Ezidinnen und Eziden aus Şengal haben laut einem Urteil des Oberverwaltungsgerichtes Nordrhein-Westfalen (OVG) keinen generellen Anspruch auf Flüchtlingsanerkennung. Derzeit drohe ihnen keine Verfolgung als Gruppe mehr durch die dschihadistische Terrormiliz „Islamischer Staat“ (IS), entschied das OVG in Münster bereits am vergangenen Montag und hob damit anderslautende Urteile des Verwaltungsgerichts Düsseldorf (VG) auf.
Geklagt hatten eine 19-jährige Ezidin, die derzeit in Solingen lebt, und ein 23-jähriger Mann aus Mülheim an der Ruhr. Das VG Düsseldorf hatte entschieden, dass das Bundesamt für Migration und Flüchtlinge (BAMF) ihnen wegen der Verfolgung der ezidischen Gemeinschaft in Şengal durch den IS die Flüchtlingseigenschaft zuerkennen muss. Dagegen richteten sich Berufungen des Bundesamts.

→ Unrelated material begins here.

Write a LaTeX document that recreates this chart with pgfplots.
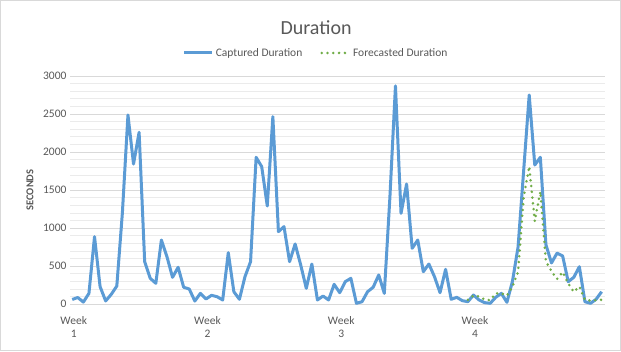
\documentclass[border=0pt]{standalone}
\usepackage{fontspec}
\setmainfont{Carlito}
\usepackage{pgfplots}
\pgfplotsset{compat=1.18}
\definecolor{cblue}{HTML}{5B9BD5}
\definecolor{cgreen}{HTML}{70AD47}
\definecolor{ctext}{HTML}{595959}
\definecolor{cgrid}{HTML}{D9D9D9}
\definecolor{cminor}{HTML}{EBEBEB}
\newcommand{\wk}[1]{\begin{tabular}{@{}c@{}}Week\\[-1pt]#1\end{tabular}}
\begin{document}
\begin{tikzpicture}[x=1pt,y=1pt]
\useasboundingbox (0,0) rectangle (621,351);
\fill[white] (0,0) rectangle (621,351);
\draw[cgrid, line width=0.8pt] (0.4,0.4) rectangle (620.6,350.6);
\begin{axis}[
  at={(70pt,47pt)}, anchor=south west,
  scale only axis, width=535pt, height=228pt,
  xmin=-0.4, xmax=95.6, ymin=0, ymax=3000,
  xtick={0,24,48,72}, xticklabels={\wk{1},\wk{2},\wk{3},\wk{4}},
  ytick={0,500,...,3000},
  minor y tick num=4,
  ymajorgrids, yminorgrids,
  major grid style={cgrid, line width=0.8pt},
  minor grid style={cminor, line width=0.6pt},
  axis line style={draw=none},
  tick style={draw=none},
  /pgf/number format/1000 sep={},
  /pgf/number format/assume math mode=true,
  y tick label style={font=\fontsize{11.5}{13}\selectfont, text=ctext},
  x tick label style={font=\fontsize{11.5}{14}\selectfont, text=ctext, yshift=-7.5pt, xshift=1.5pt},
  title={Duration},
  title style={font=\fontsize{20}{24}\selectfont, text=ctext, at={(axis description cs:0.46,1.185)}, anchor=center},
  ylabel={SECONDS},
  ylabel style={font=\bfseries\fontsize{10.5}{12}\selectfont, text=ctext, at={(axis description cs:-0.075,0.5)}, anchor=center},
  legend style={at={(axis description cs:0.46,1.101)}, anchor=center, draw=none, fill=none,
    font=\fontsize{11.5}{13}\selectfont, text=ctext, legend columns=2,
    /tikz/every even column/.append style={column sep=16pt}},
  legend image code/.code={\draw[#1] (0pt,0pt) -- (28pt,0pt);},
]
\addplot[cblue, line width=3pt, line join=round, no markers] coordinates {
(0,60)(1,85)(2,25)(3,140)(4,886)(5,228)(6,40)(7,127)(8,237)(9,1200)
(10,2487)(11,1842)(12,2259)(13,557)(14,338)(15,272)(16,842)(17,622)(18,351)(19,483)
(20,220)(21,197)(22,39)(23,140)(24,66)(25,114)(26,96)(27,53)(28,675)(29,162)
(30,62)(31,360)(32,557)(33,1930)(34,1807)(35,1290)(36,2465)(37,952)(38,1018)(39,557)
(40,790)(41,513)(42,206)(43,526)(44,53)(45,105)(46,53)(47,259)(48,149)(49,294)
(50,338)(51,9)(52,30)(53,162)(54,220)(55,382)(56,140)(57,1400)(58,2869)(59,1193)
(60,1579)(61,733)(62,842)(63,425)(64,526)(65,360)(66,149)(67,456)(68,62)(69,88)
(70,44)(71,30)(72,118)(73,53)(74,18)(75,9)(76,88)(77,140)(78,22)(79,300)
(80,750)(81,1750)(82,2750)(83,1829)(84,1930)(85,780)(86,540)(87,670)(88,632)(89,294)
(90,351)(91,491)(92,30)(93,9)(94,62)(95,162)
};
\addlegendentry{Captured Duration}
\addplot[cgreen, line width=2.8pt, line cap=round, dash pattern=on 0pt off 5.8pt, no markers] coordinates {
(71,55)(72,110)(73,100)(74,60)(75,50)(76,140)(77,140)(78,110)(79,230)
(80,420)(81,1400)(82,1810)(83,1090)(84,1480)(85,560)(86,430)(87,330)(88,420)(89,270)
(90,160)(91,230)(92,55)(93,45)(94,50)(95,55)
};
\addlegendentry{Forecasted Duration}
\end{axis}
\end{tikzpicture}
\end{document}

OVG: Verhältnisse im Irak verändert
Zur Begründung führte der 9. Senat aus, dass die Ezid:innen zwar 2014 vor einer drohenden Verfolgung wegen ihrer Religion aus ihrer Heimat geflohen sind. Derzeit sprächen aber „stichhaltige Gründe“ gegen eine erneute Verfolgung der Glaubensgemeinschaft in Şengal durch den IS. Die tatsächlichen Verhältnisse im Irak und auch die Sicherheitslage in dem Distrikt hätten sich „maßgeblich verändert“. Der militärisch besiegte IS sei zwar als terroristische Organisation weiter aktiv, „aber nicht in einem Ausmaß, dass jedem Angehörigen der Gruppe“ aktuell die Gefahr von „Verfolgungsmaßnahmen“ drohe. Individuelle Verfolgungsgründe hätten die beiden Kläger nicht geltend gemacht, hieß es außerdem. Sie könnten auch nicht den subsidiären Schutzstatus beanspruchen. Die Sicherheitslage in dem Gebiet sei nicht so einzuschätzen, dass praktisch jede Zivilperson in Gefahr sei, Opfer einer Gewalttat zu werden.
Nationaler Abschiebungsschutz in einem Fall zugesprochen
Während die 19-Jährige bereits vom BAMF nationalen Abschiebungsschutz zugesprochen bekam, hat das Oberverwaltungsgericht diesen dem Mann aus Mülheim versagt. Die humanitäre Situation sei in der Autonomen Kurdistan-Region Irak, wo der 23-Jährige Schutz finden könnte, „jedenfalls nicht menschenrechtswidrig“. Ob der vor dem Oberverwaltungsgericht erfolglose Kläger tatsächlich in den Irak abgeschoben wird, entscheidet die örtliche Ausländerbehörde. Eine Revision hat der Senat nicht zugelassen. Dagegen ist Nichtzulassungsbeschwerde möglich, über die das Bundesverwaltungsgericht entscheidet.